> **Exercise directions**:
Go through the records underneath and count the lines that include the string "with". Give nothing but the number.

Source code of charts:
+--

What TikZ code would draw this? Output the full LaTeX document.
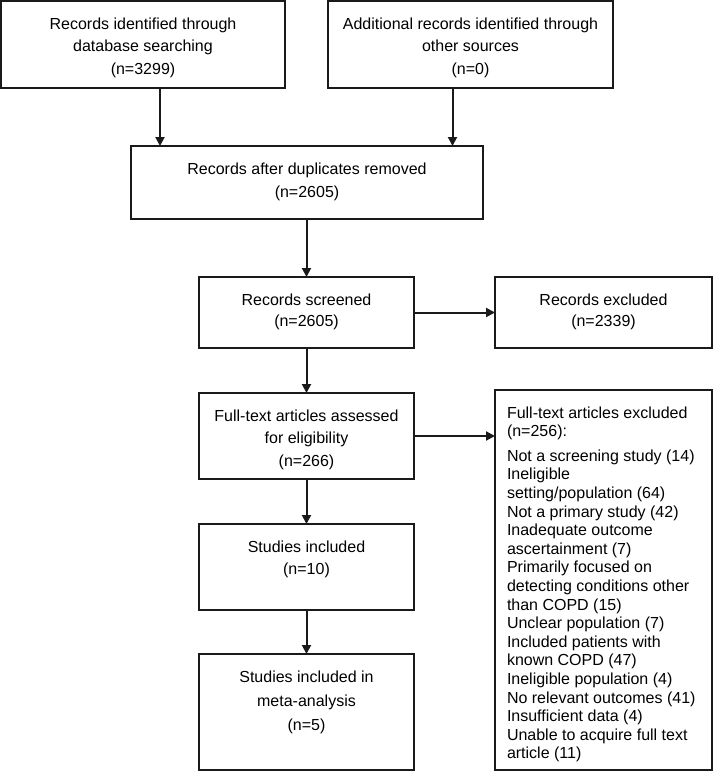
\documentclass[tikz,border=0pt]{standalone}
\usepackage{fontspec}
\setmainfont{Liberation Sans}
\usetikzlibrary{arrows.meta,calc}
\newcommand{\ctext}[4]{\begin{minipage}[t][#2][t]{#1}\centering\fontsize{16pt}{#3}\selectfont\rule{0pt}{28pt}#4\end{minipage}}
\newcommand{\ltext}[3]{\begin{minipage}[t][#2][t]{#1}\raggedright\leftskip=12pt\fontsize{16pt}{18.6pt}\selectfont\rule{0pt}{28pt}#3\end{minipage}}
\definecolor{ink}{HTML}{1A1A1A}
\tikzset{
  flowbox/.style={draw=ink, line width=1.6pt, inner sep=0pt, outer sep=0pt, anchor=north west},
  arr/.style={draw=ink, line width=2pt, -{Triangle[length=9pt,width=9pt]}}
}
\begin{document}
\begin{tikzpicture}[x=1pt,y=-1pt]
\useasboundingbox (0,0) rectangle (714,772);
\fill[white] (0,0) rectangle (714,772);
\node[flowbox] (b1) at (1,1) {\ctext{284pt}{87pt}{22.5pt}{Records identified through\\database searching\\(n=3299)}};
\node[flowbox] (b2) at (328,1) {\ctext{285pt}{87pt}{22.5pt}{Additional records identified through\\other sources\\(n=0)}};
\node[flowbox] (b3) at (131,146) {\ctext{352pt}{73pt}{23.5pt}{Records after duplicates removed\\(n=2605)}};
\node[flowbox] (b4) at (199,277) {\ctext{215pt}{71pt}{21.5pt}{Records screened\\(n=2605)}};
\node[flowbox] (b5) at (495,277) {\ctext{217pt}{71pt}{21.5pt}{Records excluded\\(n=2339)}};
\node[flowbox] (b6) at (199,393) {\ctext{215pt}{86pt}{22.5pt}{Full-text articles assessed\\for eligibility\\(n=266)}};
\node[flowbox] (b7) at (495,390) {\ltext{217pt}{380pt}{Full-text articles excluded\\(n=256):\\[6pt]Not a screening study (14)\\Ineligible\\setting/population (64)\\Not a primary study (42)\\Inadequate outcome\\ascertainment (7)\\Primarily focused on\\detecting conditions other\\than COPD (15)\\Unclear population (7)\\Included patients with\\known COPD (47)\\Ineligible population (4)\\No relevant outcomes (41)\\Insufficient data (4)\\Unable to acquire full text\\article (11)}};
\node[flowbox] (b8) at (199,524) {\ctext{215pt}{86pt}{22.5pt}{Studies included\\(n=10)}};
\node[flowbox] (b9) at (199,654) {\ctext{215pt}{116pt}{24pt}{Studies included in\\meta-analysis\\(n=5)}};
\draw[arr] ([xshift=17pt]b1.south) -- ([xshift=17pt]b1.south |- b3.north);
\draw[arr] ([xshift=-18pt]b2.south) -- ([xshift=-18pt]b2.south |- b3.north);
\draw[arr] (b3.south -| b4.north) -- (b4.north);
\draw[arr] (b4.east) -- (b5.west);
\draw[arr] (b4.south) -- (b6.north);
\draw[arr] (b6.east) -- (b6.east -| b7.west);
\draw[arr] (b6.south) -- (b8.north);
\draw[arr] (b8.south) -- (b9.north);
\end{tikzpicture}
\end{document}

+--

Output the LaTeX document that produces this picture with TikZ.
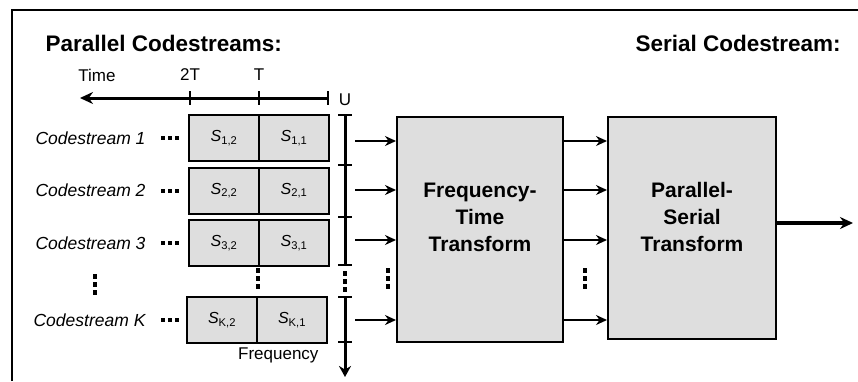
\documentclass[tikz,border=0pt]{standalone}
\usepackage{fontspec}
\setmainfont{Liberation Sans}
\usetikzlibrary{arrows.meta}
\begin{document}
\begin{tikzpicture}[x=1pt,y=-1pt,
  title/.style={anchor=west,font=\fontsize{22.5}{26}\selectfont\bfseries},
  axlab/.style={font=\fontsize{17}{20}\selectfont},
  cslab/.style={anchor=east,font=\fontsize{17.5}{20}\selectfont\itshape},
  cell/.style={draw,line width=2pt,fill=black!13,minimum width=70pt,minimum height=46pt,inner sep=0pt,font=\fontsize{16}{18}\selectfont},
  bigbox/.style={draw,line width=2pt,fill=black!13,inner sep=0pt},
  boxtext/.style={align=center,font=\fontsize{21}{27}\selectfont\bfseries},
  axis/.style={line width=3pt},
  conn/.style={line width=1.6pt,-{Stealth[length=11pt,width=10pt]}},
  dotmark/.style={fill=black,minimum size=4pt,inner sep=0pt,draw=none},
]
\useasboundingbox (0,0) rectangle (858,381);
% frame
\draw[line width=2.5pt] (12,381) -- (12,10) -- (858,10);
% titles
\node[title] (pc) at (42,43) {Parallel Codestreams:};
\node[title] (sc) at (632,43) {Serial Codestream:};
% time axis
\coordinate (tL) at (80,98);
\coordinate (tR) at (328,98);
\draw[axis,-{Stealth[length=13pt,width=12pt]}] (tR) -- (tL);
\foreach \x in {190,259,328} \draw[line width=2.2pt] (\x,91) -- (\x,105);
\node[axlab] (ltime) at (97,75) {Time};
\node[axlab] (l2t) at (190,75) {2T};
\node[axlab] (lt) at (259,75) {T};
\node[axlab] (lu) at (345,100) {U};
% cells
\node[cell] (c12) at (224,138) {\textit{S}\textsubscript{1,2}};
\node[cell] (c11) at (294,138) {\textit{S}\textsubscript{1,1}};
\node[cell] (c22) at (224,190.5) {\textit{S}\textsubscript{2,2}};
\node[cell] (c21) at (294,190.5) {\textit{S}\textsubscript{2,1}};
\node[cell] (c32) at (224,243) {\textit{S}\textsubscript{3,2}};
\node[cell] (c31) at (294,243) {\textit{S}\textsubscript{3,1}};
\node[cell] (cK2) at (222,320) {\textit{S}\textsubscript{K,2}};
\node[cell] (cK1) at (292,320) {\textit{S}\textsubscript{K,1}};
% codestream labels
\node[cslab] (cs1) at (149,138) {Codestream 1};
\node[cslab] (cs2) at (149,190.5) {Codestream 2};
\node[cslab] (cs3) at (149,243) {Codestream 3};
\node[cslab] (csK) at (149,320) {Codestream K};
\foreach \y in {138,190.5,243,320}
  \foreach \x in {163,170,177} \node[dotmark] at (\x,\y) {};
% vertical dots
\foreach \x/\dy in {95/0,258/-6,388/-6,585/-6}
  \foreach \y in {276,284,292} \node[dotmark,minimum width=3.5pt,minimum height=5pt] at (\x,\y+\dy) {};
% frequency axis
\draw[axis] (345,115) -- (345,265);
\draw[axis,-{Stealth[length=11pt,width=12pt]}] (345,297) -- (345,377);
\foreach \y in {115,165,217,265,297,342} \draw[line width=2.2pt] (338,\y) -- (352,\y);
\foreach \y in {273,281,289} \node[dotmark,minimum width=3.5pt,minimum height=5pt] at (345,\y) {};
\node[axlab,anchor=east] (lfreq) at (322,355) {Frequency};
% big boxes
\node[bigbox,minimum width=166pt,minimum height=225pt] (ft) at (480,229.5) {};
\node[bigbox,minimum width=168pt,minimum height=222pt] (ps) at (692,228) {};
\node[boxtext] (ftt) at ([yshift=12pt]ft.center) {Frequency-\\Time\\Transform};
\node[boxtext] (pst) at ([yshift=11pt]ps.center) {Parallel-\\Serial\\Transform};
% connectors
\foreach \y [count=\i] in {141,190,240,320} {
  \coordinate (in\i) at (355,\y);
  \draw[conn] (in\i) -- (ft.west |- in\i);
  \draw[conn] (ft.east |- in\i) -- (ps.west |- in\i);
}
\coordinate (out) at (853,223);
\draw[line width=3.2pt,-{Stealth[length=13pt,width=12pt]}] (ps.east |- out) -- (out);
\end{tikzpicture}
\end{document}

+--

> **Full answer**:
2